Given material ▸
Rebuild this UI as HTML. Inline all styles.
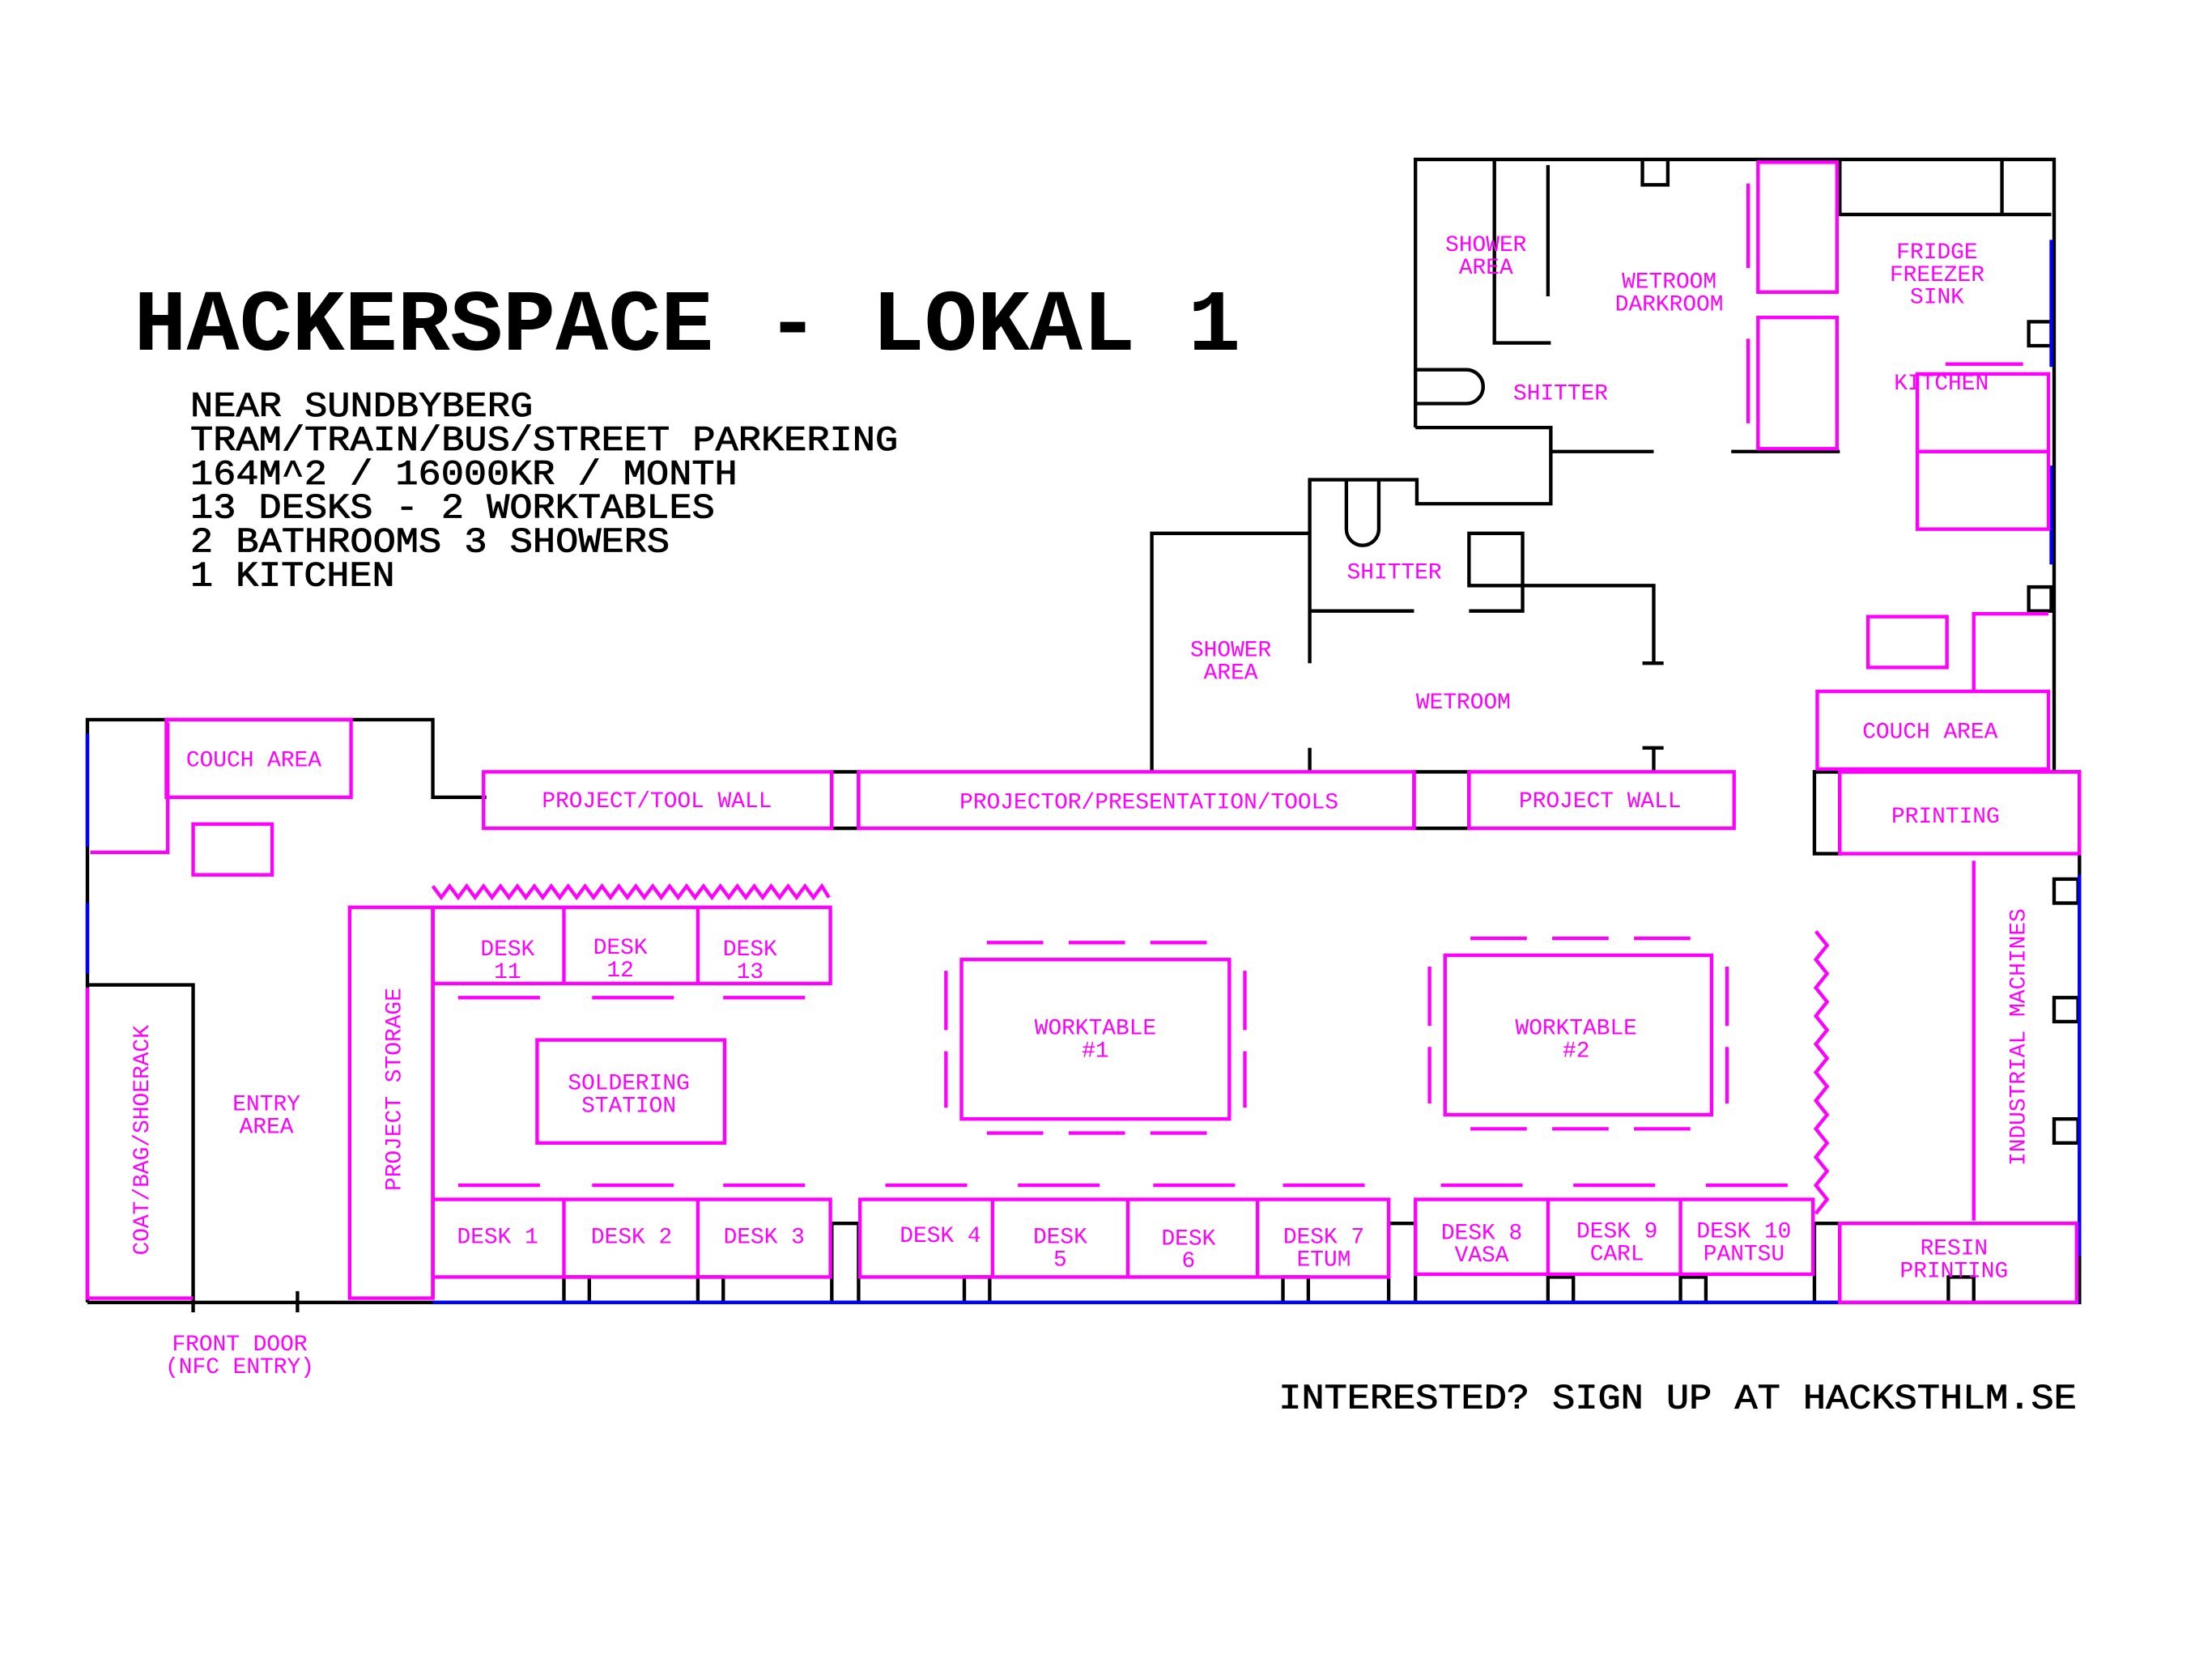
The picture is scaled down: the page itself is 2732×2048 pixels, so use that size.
<!DOCTYPE html>
<html><head><meta charset="utf-8"><style>
html,body{margin:0;padding:0;background:#fff;}
svg{display:block;}
text{font-family:"Liberation Mono","DejaVu Sans Mono",monospace;}
.m{fill:#ff00ff;font-size:16px;text-anchor:middle;}
.r{fill:none;stroke:#ff00ff;stroke-width:2.5;}
.k{fill:none;stroke:#000;stroke-width:2.5;}
.b{fill:none;stroke:#0000ff;stroke-width:2.5;}
</style></head><body>
<svg width="2732" height="2048" viewBox="0 0 1569 1175" preserveAspectRatio="none" xmlns="http://www.w3.org/2000/svg">
<rect width="1569" height="1175" fill="#fff"/>
<text x="95" y="248" font-size="62" font-weight="bold" textLength="785" lengthAdjust="spacingAndGlyphs">HACKERSPACE - LOKAL 1</text>
<g font-size="25" stroke="#000" stroke-width="0.5">
<text x="135" y="295" textLength="243" lengthAdjust="spacingAndGlyphs">NEAR SUNDBYBERG</text>
<text x="135" y="319" textLength="502" lengthAdjust="spacingAndGlyphs">TRAM/TRAIN/BUS/STREET PARKERING</text>
<text x="135" y="343" textLength="388" lengthAdjust="spacingAndGlyphs">164M^2 / 16000KR / MONTH</text>
<text x="135" y="367" textLength="372" lengthAdjust="spacingAndGlyphs">13 DESKS - 2 WORKTABLES</text>
<text x="135" y="391" textLength="340" lengthAdjust="spacingAndGlyphs">2 BATHROOMS 3 SHOWERS</text>
<text x="135" y="415" textLength="145" lengthAdjust="spacingAndGlyphs">1 KITCHEN</text>
<text x="907" y="998" textLength="566" lengthAdjust="spacingAndGlyphs">INTERESTED? SIGN UP AT HACKSTHLM.SE</text>
</g>

<path class="k" d="M62 923 V510 H307 V565 H345"/>
<path class="k" d="M62 923 H1475 V547 H1287"/>
<path class="k" d="M1004 303 V113 H1457 V547"/>
<path class="k" d="M1004 303 H1100 V357 H1005 V340 H929 V470"/>
<path class="k" d="M929 378 H817 V547"/>
<path class="k" d="M1060 113 V243 H1100"/>
<path class="k" d="M1098 117 V210"/>
<path class="k" d="M1100 320 H1173 M1228 320 H1305"/>
<path class="k" d="M1305 113 V152 H1455 M1420 113 V152"/>
<path class="k" d="M1360 320 H1453"/>
<path class="k" d="M929 433 H1003 M1042 433 H1080 V378 H1042 V415 H1080 M1080 415 H1173 V470"/>
<path class="k" d="M929 530 V547 M1173 530 V547 M1165 530 H1180 M1165 470 H1180"/>
<path class="k" d="M62 698 H137 V930 M211 915 V930"/>
<path class="k" d="M1183 113 V131 H1165 V113"/>
<rect class="k" x="590" y="547" width="19" height="40"/>
<rect class="k" x="1003" y="547" width="39" height="40"/>
<rect class="k" x="1287" y="547" width="18" height="58"/>
<rect class="k" x="1287" y="867" width="18" height="56"/>
<rect class="k" x="590" y="867" width="19" height="56"/>
<rect class="k" x="985" y="867" width="19" height="56"/>
<rect class="k" x="1439" y="228" width="16" height="17"/>
<rect class="k" x="1439" y="416" width="16" height="17"/>
<rect class="k" x="1457" y="623" width="17" height="17"/>
<rect class="k" x="1457" y="707" width="17" height="17"/>
<rect class="k" x="1457" y="793" width="17" height="17"/>
<g class="k">
<rect x="400" y="905" width="18" height="18"/><rect x="495" y="905" width="18" height="18"/>
<rect x="684" y="905" width="18" height="18"/><rect x="910" y="905" width="18" height="18"/>
<rect x="1098" y="905" width="18" height="18"/><rect x="1192" y="905" width="18" height="18"/>
<rect x="1382" y="905" width="18" height="18"/>
</g>
<path class="k" d="M1005 262 H1040 A12 12 0 0 1 1040 286 H1005"/>
<path class="k" d="M955 340 V375 A11 11 0 0 0 978 375 V340"/>
<path class="k" d="M307 643 V920"/>
<path class="b" d="M62 520 V600 M62 640 V690 M307 923 H1475 M1455 170 V260 M1455 330 V400 M1475 620 V890"/>

<rect class="r" x="118" y="510" width="131" height="55"/>
<path class="r" d="M64 604 H119 V512"/>
<rect class="r" x="137" y="584" width="56" height="36"/>
<rect class="r" x="343" y="547" width="247" height="40"/>
<rect class="r" x="609" y="547" width="394" height="40"/>
<rect class="r" x="1042" y="547" width="188" height="40"/>
<rect class="r" x="1305" y="547" width="170" height="58"/>
<rect class="r" x="1289" y="490" width="164" height="55"/>
<path class="r" d="M1400 490 V435 H1453"/>
<rect class="r" x="1325" y="437" width="56" height="36"/>
<rect class="r" x="1360" y="265" width="93" height="55"/>
<rect class="r" x="1360" y="320" width="93" height="55"/>
<path class="r" d="M1380 258 H1435"/>
<rect class="r" x="1247" y="115" width="56" height="92"/>
<rect class="r" x="1247" y="225" width="56" height="93"/>
<path class="r" d="M1240 130 V190 M1240 240 V300"/>
<rect class="r" x="307" y="643" width="282" height="54"/>
<path class="r" d="M400 643 V697 M495 643 V697"/>
<path class="r" d="M325 707 H383 M420 707 H478 M513 707 H571"/>
<polyline class="r" points="307,628 313,636 319,628 325,636 331,628 337,636 343,628 349,636 355,628 361,636 367,628 373,636 379,628 385,636 391,628 397,636 403,628 409,636 415,628 421,636 427,628 433,636 439,628 445,636 451,628 457,636 463,628 469,636 475,628 481,636 487,628 493,636 499,628 505,636 511,628 517,636 523,628 529,636 535,628 541,636 547,628 553,636 559,628 565,636 571,628 577,636 583,628 588,636"/>
<rect class="r" x="381" y="737" width="133" height="73"/>
<rect class="r" x="682" y="680" width="190" height="113"/>
<path class="r" d="M700 668 H740 M758 668 H798 M816 668 H856 M700 803 H740 M758 803 H798 M816 803 H856 M671 688 V730 M671 745 V785 M883 688 V730 M883 745 V785"/>
<rect class="r" x="1025" y="677" width="189" height="113"/>
<path class="r" d="M1043 665 H1083 M1101 665 H1141 M1159 665 H1199 M1043 800 H1083 M1101 800 H1141 M1159 800 H1199 M1014 685 V727 M1014 742 V782 M1225 685 V727 M1225 742 V782"/>
<polyline class="r" points="1288,660 1296,670 1288,680 1296,690 1288,700 1296,710 1288,720 1296,730 1288,740 1296,750 1288,760 1296,770 1288,780 1296,790 1288,800 1296,810 1288,820 1296,830 1288,840 1296,850 1288,860"/>
<rect class="r" x="248" y="643" width="59" height="277"/>
<path class="r" d="M62 700 V920 H137"/>
<rect class="r" x="307" y="850" width="282" height="55"/>
<path class="r" d="M400 850 V905 M495 850 V905"/>
<rect class="r" x="610" y="850" width="375" height="55"/>
<path class="r" d="M704 850 V905 M800 850 V905 M892 850 V905"/>
<rect class="r" x="1004" y="850" width="282" height="53"/>
<path class="r" d="M1098 850 V903 M1192 850 V903"/>
<path class="r" d="M325 840 H383 M420 840 H478 M513 840 H571 M628 840 H686 M722 840 H780 M818 840 H876 M910 840 H968 M1022 840 H1080 M1116 840 H1174 M1210 840 H1268"/>
<path class="r" d="M1400 610 V865"/>
<rect class="r" x="1305" y="867" width="168" height="56"/>

<text class="m" x="180" y="543">COUCH AREA</text>
<text class="m" x="466" y="572">PROJECT/TOOL WALL</text>
<text class="m" x="815" y="573">PROJECTOR/PRESENTATION/TOOLS</text>
<text class="m" x="1135" y="572">PROJECT WALL</text>
<text class="m" x="1380" y="583">PRINTING</text>
<text class="m" x="1369" y="523">COUCH AREA</text>
<text class="m" x="1377" y="276">KITCHEN</text>
<text class="m" x="1374" y="183">FRIDGE</text>
<text class="m" x="1374" y="199">FREEZER</text>
<text class="m" x="1374" y="215">SINK</text>
<text class="m" x="1184" y="204">WETROOM</text>
<text class="m" x="1184" y="220">DARKROOM</text>
<text class="m" x="1054" y="178">SHOWER</text>
<text class="m" x="1054" y="194">AREA</text>
<text class="m" x="1107" y="283">SHITTER</text>
<text class="m" x="989" y="410">SHITTER</text>
<text class="m" x="873" y="465">SHOWER</text>
<text class="m" x="873" y="481">AREA</text>
<text class="m" x="1038" y="502">WETROOM</text>
<text class="m" x="360" y="677">DESK</text><text class="m" x="360" y="693">11</text>
<text class="m" x="440" y="676">DESK</text><text class="m" x="440" y="692">12</text>
<text class="m" x="532" y="677">DESK</text><text class="m" x="532" y="693">13</text>
<text class="m" x="446" y="772">SOLDERING</text><text class="m" x="446" y="788">STATION</text>
<text class="m" x="777" y="733">WORKTABLE</text><text class="m" x="777" y="749">#1</text>
<text class="m" x="1118" y="733">WORKTABLE</text><text class="m" x="1118" y="749">#2</text>
<text class="m" x="189" y="787">ENTRY</text><text class="m" x="189" y="803">AREA</text>
<text class="m" x="170" y="957">FRONT DOOR</text><text class="m" x="170" y="973">(NFC ENTRY)</text>
<text class="m" transform="translate(284 772) rotate(-90)">PROJECT STORAGE</text>
<text class="m" transform="translate(105 808) rotate(-90)">COAT/BAG/SHOERACK</text>
<text class="m" transform="translate(1436 735) rotate(-90)">INDUSTRIAL MACHINES</text>
<text class="m" x="353" y="881">DESK 1</text>
<text class="m" x="448" y="881">DESK 2</text>
<text class="m" x="542" y="881">DESK 3</text>
<text class="m" x="667" y="880">DESK 4</text>
<text class="m" x="752" y="881">DESK</text><text class="m" x="752" y="897">5</text>
<text class="m" x="843" y="882">DESK</text><text class="m" x="843" y="898">6</text>
<text class="m" x="939" y="881">DESK 7</text><text class="m" x="939" y="897">ETUM</text>
<text class="m" x="1051" y="878">DESK 8</text><text class="m" x="1051" y="894">VASA</text>
<text class="m" x="1147" y="877">DESK 9</text><text class="m" x="1147" y="893">CARL</text>
<text class="m" x="1237" y="877">DESK 10</text><text class="m" x="1237" y="893">PANTSU</text>
<text class="m" x="1386" y="889">RESIN</text><text class="m" x="1386" y="905">PRINTING</text>
</svg>
</body></html>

Aim ▸ Where a line of the material above holds the string "size", copy that line.

Finished exercise ▸
The picture is scaled down: the page itself is 2732×2048 pixels, so use that size.
.m{fill:#ff00ff;font-size:16px;text-anchor:middle;}
<text x="95" y="248" font-size="62" font-weight="bold" textLength="785" lengthAdjust="spacingAndGlyphs">HACKERSPACE - LOKAL 1</text>
<g font-size="25" stroke="#000" stroke-width="0.5">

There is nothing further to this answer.